Written instruction:
Reproduce exactly, with no pictures, each line from the opening of the material down through the line containing "const COLORS = ['#B55030', '#3D2F23', '#E8DCC8'];".

Source material:

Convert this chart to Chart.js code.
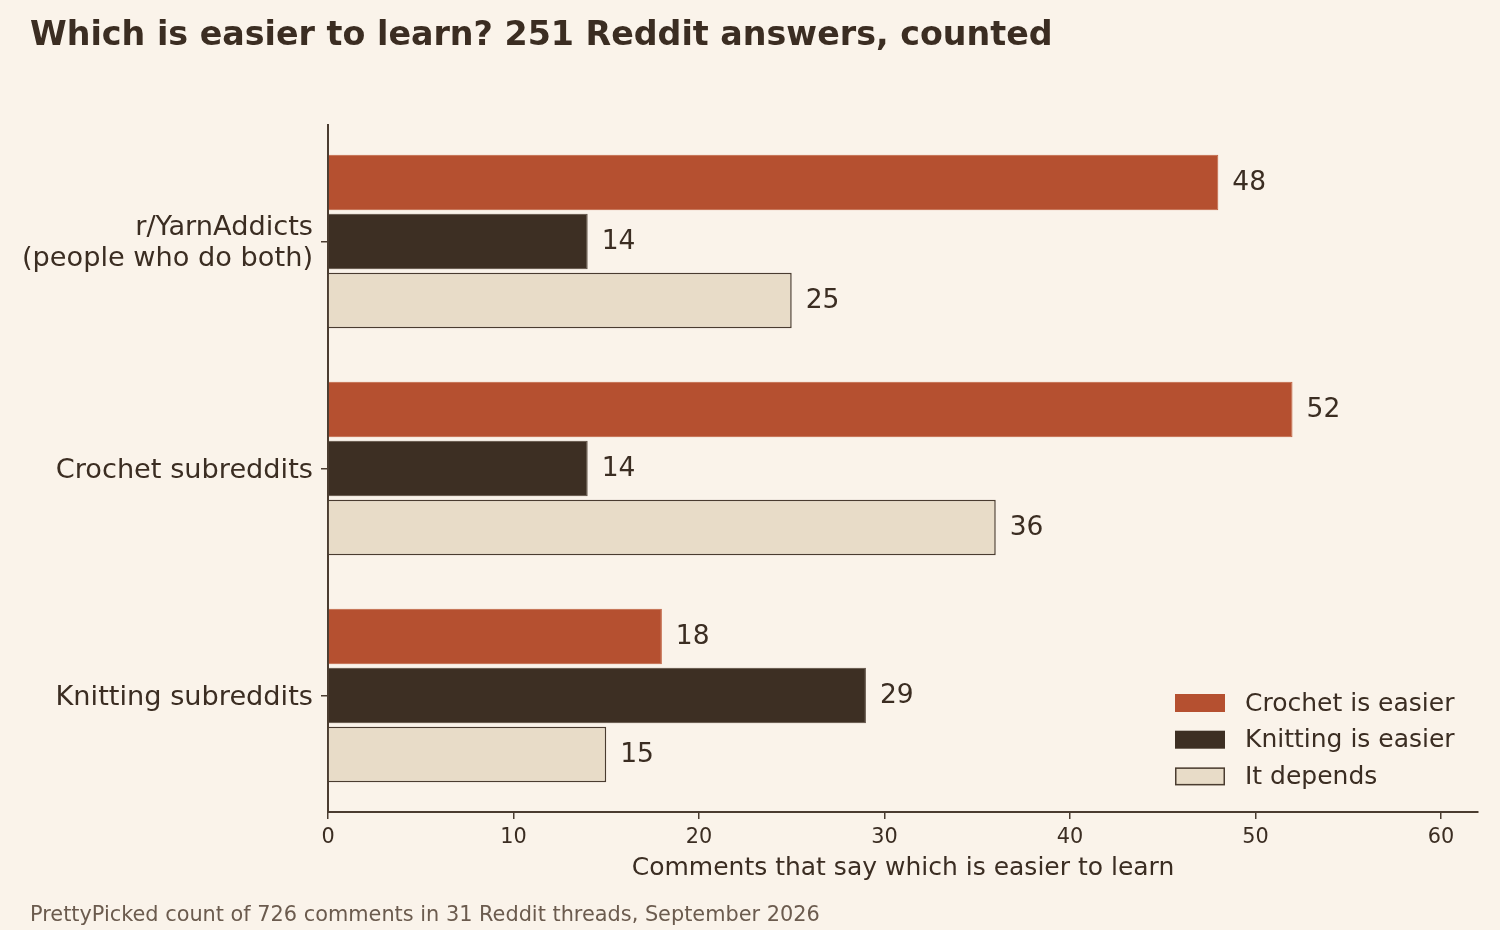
<!DOCTYPE html>
<html>
<head>
<meta charset="utf-8">
<title>Which is easier to learn?</title>
<script src="https://cdn.jsdelivr.net/npm/chart.js@4.4.1/dist/chart.umd.min.js"></script>
<style>
  html, body { margin: 0; padding: 0; background: #FAF3EA; }
  canvas { display: block; }
</style>
</head>
<body>
<canvas id="chart" width="1500" height="930"></canvas>
<script>
// Dados
const categories = [['r/YarnAddicts', '(people who do both)'], 'Crochet subreddits', 'Knitting subreddits'];
const seriesLabels = ['Crochet is easier', 'Knitting is easier', 'It depends'];
const crochetEasier = [48, 52, 18];
const knittingEasier = [14, 14, 29];
const itDepends = [25, 36, 15];

const FONT = "'DejaVu Sans', sans-serif";
const INK = '#3B2D22';
const EDGE = '#4A3C30';
const MUTED = '#6B5B4E';
const COLORS = ['#B55030', '#3D2F23', '#E8DCC8'];

// Título, rodapé, título do eixo, rótulos de valor e legenda.
const decorPlugin = {
  id: 'decor',
  afterDatasetsDraw(chart) {
    const ctx = chart.ctx;
    ctx.save();
    ctx.fillStyle = INK;
    ctx.font = `26.5px ${FONT}`;
    ctx.textAlign = 'left';
    ctx.textBaseline = 'middle';
    chart.data.datasets.forEach((ds, i) => {
      chart.getDatasetMeta(i).data.forEach((bar, j) => {
        ctx.fillText(String(ds.data[j].x), bar.x + 14, bar.y + 1);
      });
    });
    ctx.restore();
  },
  afterDraw(chart) {
    const ctx = chart.ctx;
    const area = chart.chartArea;
    ctx.save();
    ctx.textAlign = 'left';
    ctx.textBaseline = 'alphabetic';

    ctx.fillStyle = INK;
    ctx.font = `bold 33.3px ${FONT}`;
    ctx.fillText('Which is easier to learn? 251 Reddit answers, counted', 30, 45);

    ctx.fillStyle = MUTED;
    ctx.font = `20.85px ${FONT}`;
    ctx.fillText('PrettyPicked count of 726 comments in 31 Reddit threads, September 2026', 30, 921);

    ctx.fillStyle = INK;
    ctx.font = `25px ${FONT}`;
    ctx.textAlign = 'center';
    ctx.fillText('Comments that say which is easier to learn', (area.left + area.right) / 2, 875);

    // Legenda no canto inferior direito
    ctx.textAlign = 'left';
    ctx.textBaseline = 'middle';
    chart.data.datasets.forEach((ds, i) => {
      const y = 694 + i * 36.7;
      ctx.fillStyle = ds.backgroundColor;
      ctx.fillRect(1175, y, 50, 18);
      if (ds.legendEdge) {
        ctx.strokeStyle = EDGE;
        ctx.lineWidth = 1.5;
        ctx.strokeRect(1175.75, y + 0.75, 48.5, 16.5);
      }
      ctx.fillStyle = INK;
      ctx.font = `25px ${FONT}`;
      ctx.fillText(ds.label, 1245, y + 10);
    });
    ctx.restore();
  }
};

const toPoints = values => values.map((v, i) => ({ x: v, y: i }));

const datasets = [
  { label: seriesLabels[0], data: toPoints(crochetEasier), backgroundColor: COLORS[0], borderColor: '#C0603F', borderWidth: 1 },
  { label: seriesLabels[1], data: toPoints(knittingEasier), backgroundColor: COLORS[1], borderColor: '#54453A', borderWidth: 1 },
  { label: seriesLabels[2], data: toPoints(itDepends), backgroundColor: COLORS[2], borderColor: EDGE, borderWidth: 1.5, legendEdge: true }
].map(ds => ({ ...ds, categoryPercentage: 0.78, barPercentage: 0.94, borderSkipped: 'start' }));

new Chart(document.getElementById('chart'), {
  type: 'bar',
  data: { datasets },
  options: {
    indexAxis: 'y',
    responsive: false,
    animation: false,
    layout: { padding: { top: 125, right: 22, left: 0, bottom: 58 } },
    plugins: {
      legend: { display: false },
      tooltip: { enabled: false }
    },
    scales: {
      x: {
        type: 'linear',
        min: 0,
        max: 62,
        afterFit(scale) { scale.height = 60; },
        grid: { drawOnChartArea: false, drawTicks: true, tickLength: 7, color: EDGE, lineWidth: 1.5 },
        border: { display: true, color: EDGE, width: 2 },
        ticks: { stepSize: 10, includeBounds: false, color: INK, padding: 6, font: { family: FONT, size: 20.8 } }
      },
      y: {
        type: 'linear',
        reverse: true,
        offset: false,
        min: -0.513,
        max: 2.513,
        afterFit(scale) { scale.width = 328; },
        afterBuildTicks(scale) { scale.ticks = categories.map((_, i) => ({ value: i })); },
        grid: { drawOnChartArea: false, drawTicks: true, tickLength: 7, offset: false, color: EDGE, lineWidth: 1.5 },
        border: { display: true, color: EDGE, width: 2 },
        ticks: {
          color: INK,
          padding: 8,
          labelOffset: 2,
          autoSkip: false,
          font: { family: FONT, size: 27.2, lineHeight: 1.11 },
          callback: value => categories[value]
        }
      }
    }
  },
  plugins: [decorPlugin]
});
</script>
</body>
</html>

Finished task:
Convert this chart to Chart.js code.
<!DOCTYPE html>
<html>
<head>
<meta charset="utf-8">
<title>Which is easier to learn?</title>
<script src="https://cdn.jsdelivr.net/npm/chart.js@4.4.1/dist/chart.umd.min.js"></script>
<style>
  html, body { margin: 0; padding: 0; background: #FAF3EA; }
  canvas { display: block; }
</style>
</head>
<body>
<canvas id="chart" width="1500" height="930"></canvas>
<script>
// Dados
const categories = [['r/YarnAddicts', '(people who do both)'], 'Crochet subreddits', 'Knitting subreddits'];
const seriesLabels = ['Crochet is easier', 'Knitting is easier', 'It depends'];
const crochetEasier = [48, 52, 18];
const knittingEasier = [14, 14, 29];
const itDepends = [25, 36, 15];

const FONT = "'DejaVu Sans', sans-serif";
const INK = '#3B2D22';
const EDGE = '#4A3C30';
const MUTED = '#6B5B4E';
const COLORS = ['#B55030', '#3D2F23', '#E8DCC8'];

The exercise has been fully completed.